History is what happened in the past. Through studying and understanding life and events in the past we can come to an understanding of life in the present, and what we may be preparing for in the future. The study of History is more than the learning of discrete facts. The skills developed in the study of History are far reaching and can affect all aspects of our lives. Their learning can influence decisions about our own choices, attitudes and values. Through History, children learn valuable skills of research, selecting and evaluating evidence, drawing conclusions and arguing their point of view.
The objectives of History are:
- To stimulate children’s interest in the past
- To help children gain an understanding of time and to build a coherent sense of the past using overview and depth studies (chronological understanding)
- To help children develop enquiry skills
- To introduce children to what is involved in interpreting the past thus enabling them to use information, rather than just collect it
- To contribute to children’s knowledge and understanding of the development of countries and cultures in Britain, Europe and the world, and so develop a sense of identity
- To understand the present in the light of the past
- To use a range of hands on sources and artefacts to promote personal experience of learning
- To understand our place in the world (The Haven in Eastbourne)
- To build and use vocabulary (Language-Rich Learning)

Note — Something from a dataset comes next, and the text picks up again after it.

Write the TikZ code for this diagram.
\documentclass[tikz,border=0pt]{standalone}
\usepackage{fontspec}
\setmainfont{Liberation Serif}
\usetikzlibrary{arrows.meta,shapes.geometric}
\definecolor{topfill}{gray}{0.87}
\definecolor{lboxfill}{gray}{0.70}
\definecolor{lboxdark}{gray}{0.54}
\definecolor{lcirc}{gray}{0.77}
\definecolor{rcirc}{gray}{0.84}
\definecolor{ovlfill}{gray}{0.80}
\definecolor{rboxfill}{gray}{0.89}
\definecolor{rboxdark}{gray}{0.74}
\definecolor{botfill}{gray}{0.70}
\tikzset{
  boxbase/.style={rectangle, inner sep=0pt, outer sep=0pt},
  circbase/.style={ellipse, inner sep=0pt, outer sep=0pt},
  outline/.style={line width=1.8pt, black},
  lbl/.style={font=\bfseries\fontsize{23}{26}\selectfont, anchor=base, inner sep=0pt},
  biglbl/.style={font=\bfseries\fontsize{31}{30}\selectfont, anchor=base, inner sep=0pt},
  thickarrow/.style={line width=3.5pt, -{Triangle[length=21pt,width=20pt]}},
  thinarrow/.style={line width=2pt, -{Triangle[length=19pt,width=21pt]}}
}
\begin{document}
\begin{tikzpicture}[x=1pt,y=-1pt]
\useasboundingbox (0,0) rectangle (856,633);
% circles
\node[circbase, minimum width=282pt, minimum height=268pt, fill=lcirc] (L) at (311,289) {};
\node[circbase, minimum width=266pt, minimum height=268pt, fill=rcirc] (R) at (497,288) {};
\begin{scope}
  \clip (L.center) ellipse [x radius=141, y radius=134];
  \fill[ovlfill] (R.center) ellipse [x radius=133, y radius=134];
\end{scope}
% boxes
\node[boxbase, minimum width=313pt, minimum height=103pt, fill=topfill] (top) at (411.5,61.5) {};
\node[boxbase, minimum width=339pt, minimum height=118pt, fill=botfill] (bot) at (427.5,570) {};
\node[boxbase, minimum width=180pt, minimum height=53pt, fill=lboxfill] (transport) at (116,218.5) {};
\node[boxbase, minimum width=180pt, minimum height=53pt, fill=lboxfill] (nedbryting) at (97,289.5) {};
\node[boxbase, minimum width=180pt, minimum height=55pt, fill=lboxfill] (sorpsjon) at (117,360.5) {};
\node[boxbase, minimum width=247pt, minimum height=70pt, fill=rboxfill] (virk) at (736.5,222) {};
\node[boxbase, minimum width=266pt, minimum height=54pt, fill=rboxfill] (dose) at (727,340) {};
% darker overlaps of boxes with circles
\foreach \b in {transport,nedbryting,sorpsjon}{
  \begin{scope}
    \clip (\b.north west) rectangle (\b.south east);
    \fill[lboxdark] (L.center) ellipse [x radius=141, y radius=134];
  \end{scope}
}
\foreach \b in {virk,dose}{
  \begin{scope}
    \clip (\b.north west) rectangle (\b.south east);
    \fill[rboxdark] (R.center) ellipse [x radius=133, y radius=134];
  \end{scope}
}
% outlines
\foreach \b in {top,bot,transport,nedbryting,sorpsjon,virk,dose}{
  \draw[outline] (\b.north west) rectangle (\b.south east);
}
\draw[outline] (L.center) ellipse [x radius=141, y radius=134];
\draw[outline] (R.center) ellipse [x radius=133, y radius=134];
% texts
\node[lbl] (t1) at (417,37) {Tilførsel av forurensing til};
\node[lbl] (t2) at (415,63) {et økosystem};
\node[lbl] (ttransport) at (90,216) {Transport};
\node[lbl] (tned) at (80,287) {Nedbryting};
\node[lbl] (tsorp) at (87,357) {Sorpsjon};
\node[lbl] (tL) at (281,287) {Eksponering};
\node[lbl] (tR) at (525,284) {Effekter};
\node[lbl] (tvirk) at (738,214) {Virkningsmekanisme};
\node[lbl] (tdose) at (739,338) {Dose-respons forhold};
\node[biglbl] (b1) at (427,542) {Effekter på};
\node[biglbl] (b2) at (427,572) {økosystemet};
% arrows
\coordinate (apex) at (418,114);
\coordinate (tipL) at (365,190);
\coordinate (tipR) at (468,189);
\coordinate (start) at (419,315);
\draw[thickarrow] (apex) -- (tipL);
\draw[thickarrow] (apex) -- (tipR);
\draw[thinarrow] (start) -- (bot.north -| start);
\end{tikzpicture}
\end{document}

History in the Foundation Stage is taught as part of the strand Understanding the World. During the Reception year, the children will read stories, learn about key people and take part in practical, skills-based activities. These will begin with their own experiences and then move onto learning about the past of others.
History in Key Stage One is based upon the National Curriculum. Pupils develop an awareness of the past, using common words and phrases relating to the passing of time. They will learn where the people and events they study fit within a chronological framework and identify similarities and differences between ways of life in different periods. Pupils will use a wide vocabulary of historical terms and build this vocabulary as they progress through the curriculum. They should ask and answer questions, choosing and using parts of stories and other sources (both primary and secondary) to show that they know and understand key features of events. Pupils will understand some of the ways in which we find out about the past and identify different ways in which it is represented.
In Key Stage Two, pupils continue to develop a chronologically secure knowledge and understanding of British, local and world history, establishing clear narratives within and across the periods they study. They note connections, contrasts and trends over time and develop the appropriate use of historical terms. Pupils regularly ask and answer historically valid questions about change, cause, similarity and difference, and significance. They will construct informed responses that involve thoughtful selection and organisation of relevant historical information.